======== Recorded data ========

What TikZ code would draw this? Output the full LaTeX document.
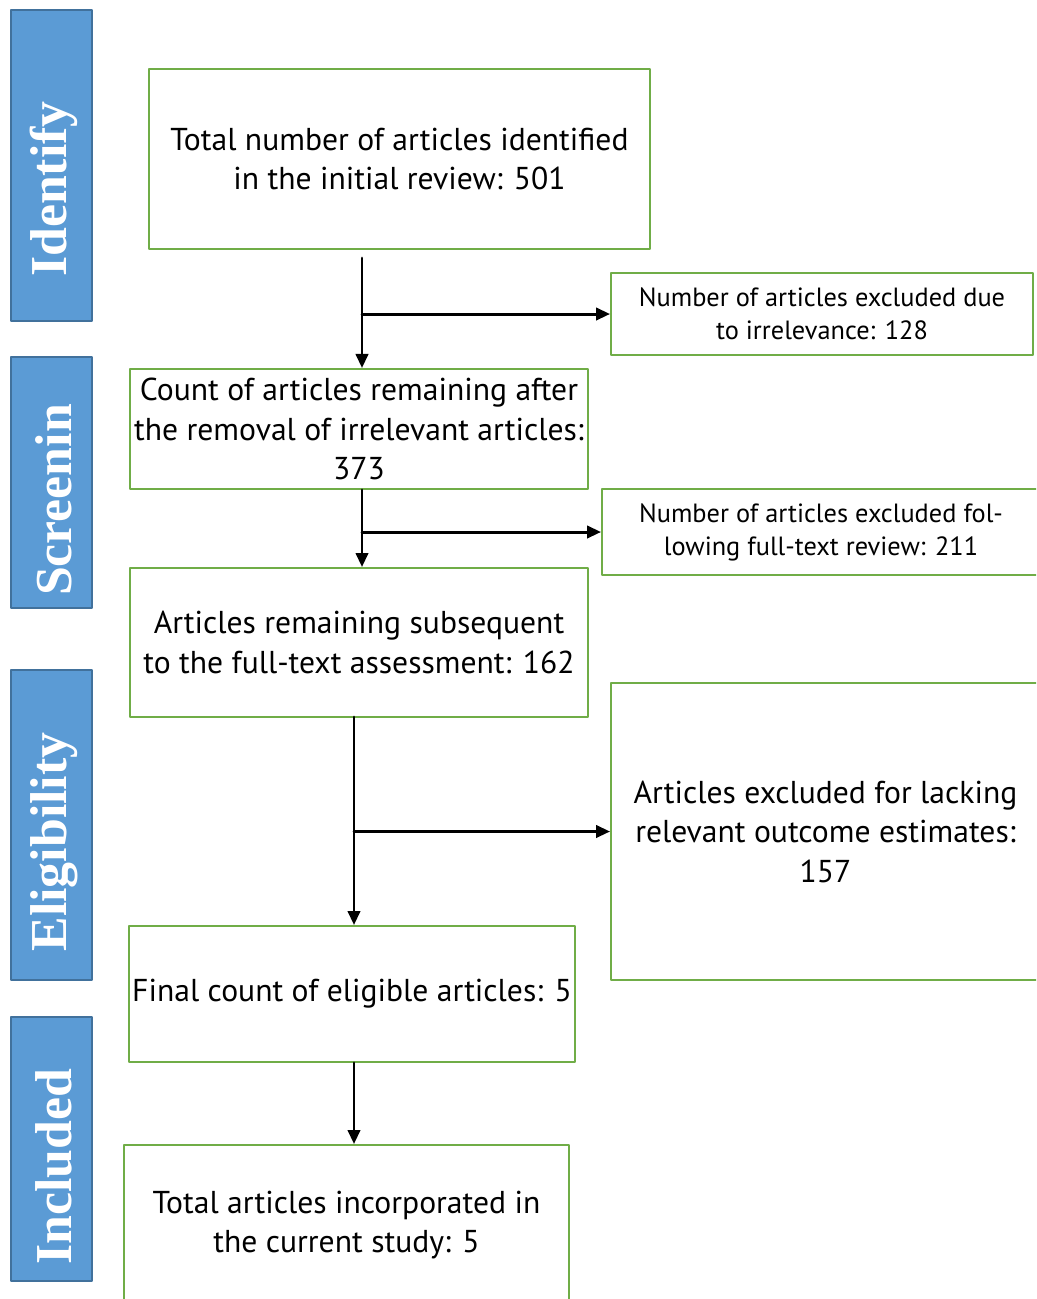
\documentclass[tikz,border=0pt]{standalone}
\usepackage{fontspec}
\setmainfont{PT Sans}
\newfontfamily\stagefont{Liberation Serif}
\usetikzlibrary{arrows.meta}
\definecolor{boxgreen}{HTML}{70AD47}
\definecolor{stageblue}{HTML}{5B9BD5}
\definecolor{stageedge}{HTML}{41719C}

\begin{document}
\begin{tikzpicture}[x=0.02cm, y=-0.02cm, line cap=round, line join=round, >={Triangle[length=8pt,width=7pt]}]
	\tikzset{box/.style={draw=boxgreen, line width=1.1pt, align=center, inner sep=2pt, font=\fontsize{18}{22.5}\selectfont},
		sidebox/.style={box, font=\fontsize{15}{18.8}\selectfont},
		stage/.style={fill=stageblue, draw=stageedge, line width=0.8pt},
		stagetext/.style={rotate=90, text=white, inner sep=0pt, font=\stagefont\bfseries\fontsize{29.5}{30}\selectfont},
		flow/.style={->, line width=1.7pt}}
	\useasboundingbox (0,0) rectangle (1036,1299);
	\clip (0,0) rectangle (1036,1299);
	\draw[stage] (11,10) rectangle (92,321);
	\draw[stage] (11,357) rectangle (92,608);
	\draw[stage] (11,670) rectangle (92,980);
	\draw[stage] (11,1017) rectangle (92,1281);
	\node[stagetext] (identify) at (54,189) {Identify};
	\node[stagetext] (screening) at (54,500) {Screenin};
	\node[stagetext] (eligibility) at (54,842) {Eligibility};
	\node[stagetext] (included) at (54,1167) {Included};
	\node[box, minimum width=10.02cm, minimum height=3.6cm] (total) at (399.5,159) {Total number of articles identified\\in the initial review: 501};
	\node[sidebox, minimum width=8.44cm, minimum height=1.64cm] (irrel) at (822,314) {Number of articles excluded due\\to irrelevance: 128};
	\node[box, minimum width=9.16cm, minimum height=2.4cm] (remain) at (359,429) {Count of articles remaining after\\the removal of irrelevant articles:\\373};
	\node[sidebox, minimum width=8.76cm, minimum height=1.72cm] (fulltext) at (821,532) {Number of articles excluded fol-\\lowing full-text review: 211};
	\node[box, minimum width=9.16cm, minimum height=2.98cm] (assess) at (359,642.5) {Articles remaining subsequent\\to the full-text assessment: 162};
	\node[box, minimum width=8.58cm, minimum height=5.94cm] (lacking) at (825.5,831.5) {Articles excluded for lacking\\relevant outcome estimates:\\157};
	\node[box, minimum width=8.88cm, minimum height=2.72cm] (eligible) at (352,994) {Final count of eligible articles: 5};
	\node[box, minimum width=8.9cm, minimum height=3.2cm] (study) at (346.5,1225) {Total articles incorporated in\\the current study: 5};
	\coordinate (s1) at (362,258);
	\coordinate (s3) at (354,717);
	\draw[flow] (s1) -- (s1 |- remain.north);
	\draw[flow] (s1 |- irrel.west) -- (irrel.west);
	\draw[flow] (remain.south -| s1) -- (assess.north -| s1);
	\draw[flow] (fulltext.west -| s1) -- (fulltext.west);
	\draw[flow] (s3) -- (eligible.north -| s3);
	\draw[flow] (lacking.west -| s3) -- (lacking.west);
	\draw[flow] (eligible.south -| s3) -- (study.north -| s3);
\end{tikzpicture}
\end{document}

========

■ **Written problem**:
From the material above, copy everything exactly but the pictures.

■ **Response for this exercise**:
What TikZ code would draw this? Output the full LaTeX document.
\documentclass[tikz,border=0pt]{standalone}
\usepackage{fontspec}
\setmainfont{PT Sans}
\newfontfamily\stagefont{Liberation Serif}
\usetikzlibrary{arrows.meta}
\definecolor{boxgreen}{HTML}{70AD47}
\definecolor{stageblue}{HTML}{5B9BD5}
\definecolor{stageedge}{HTML}{41719C}

\begin{document}
\begin{tikzpicture}[x=0.02cm, y=-0.02cm, line cap=round, line join=round, >={Triangle[length=8pt,width=7pt]}]
	\tikzset{box/.style={draw=boxgreen, line width=1.1pt, align=center, inner sep=2pt, font=\fontsize{18}{22.5}\selectfont},
		sidebox/.style={box, font=\fontsize{15}{18.8}\selectfont},
		stage/.style={fill=stageblue, draw=stageedge, line width=0.8pt},
		stagetext/.style={rotate=90, text=white, inner sep=0pt, font=\stagefont\bfseries\fontsize{29.5}{30}\selectfont},
		flow/.style={->, line width=1.7pt}}
	\useasboundingbox (0,0) rectangle (1036,1299);
	\clip (0,0) rectangle (1036,1299);
	\draw[stage] (11,10) rectangle (92,321);
	\draw[stage] (11,357) rectangle (92,608);
	\draw[stage] (11,670) rectangle (92,980);
	\draw[stage] (11,1017) rectangle (92,1281);
	\node[stagetext] (identify) at (54,189) {Identify};
	\node[stagetext] (screening) at (54,500) {Screenin};
	\node[stagetext] (eligibility) at (54,842) {Eligibility};
	\node[stagetext] (included) at (54,1167) {Included};
	\node[box, minimum width=10.02cm, minimum height=3.6cm] (total) at (399.5,159) {Total number of articles identified\\in the initial review: 501};
	\node[sidebox, minimum width=8.44cm, minimum height=1.64cm] (irrel) at (822,314) {Number of articles excluded due\\to irrelevance: 128};
	\node[box, minimum width=9.16cm, minimum height=2.4cm] (remain) at (359,429) {Count of articles remaining after\\the removal of irrelevant articles:\\373};
	\node[sidebox, minimum width=8.76cm, minimum height=1.72cm] (fulltext) at (821,532) {Number of articles excluded fol-\\lowing full-text review: 211};
	\node[box, minimum width=9.16cm, minimum height=2.98cm] (assess) at (359,642.5) {Articles remaining subsequent\\to the full-text assessment: 162};
	\node[box, minimum width=8.58cm, minimum height=5.94cm] (lacking) at (825.5,831.5) {Articles excluded for lacking\\relevant outcome estimates:\\157};
	\node[box, minimum width=8.88cm, minimum height=2.72cm] (eligible) at (352,994) {Final count of eligible articles: 5};
	\node[box, minimum width=8.9cm, minimum height=3.2cm] (study) at (346.5,1225) {Total articles incorporated in\\the current study: 5};
	\coordinate (s1) at (362,258);
	\coordinate (s3) at (354,717);
	\draw[flow] (s1) -- (s1 |- remain.north);
	\draw[flow] (s1 |- irrel.west) -- (irrel.west);
	\draw[flow] (remain.south -| s1) -- (assess.north -| s1);
	\draw[flow] (fulltext.west -| s1) -- (fulltext.west);
	\draw[flow] (s3) -- (eligible.north -| s3);
	\draw[flow] (lacking.west -| s3) -- (lacking.west);
	\draw[flow] (eligible.south -| s3) -- (study.north -| s3);
\end{tikzpicture}
\end{document}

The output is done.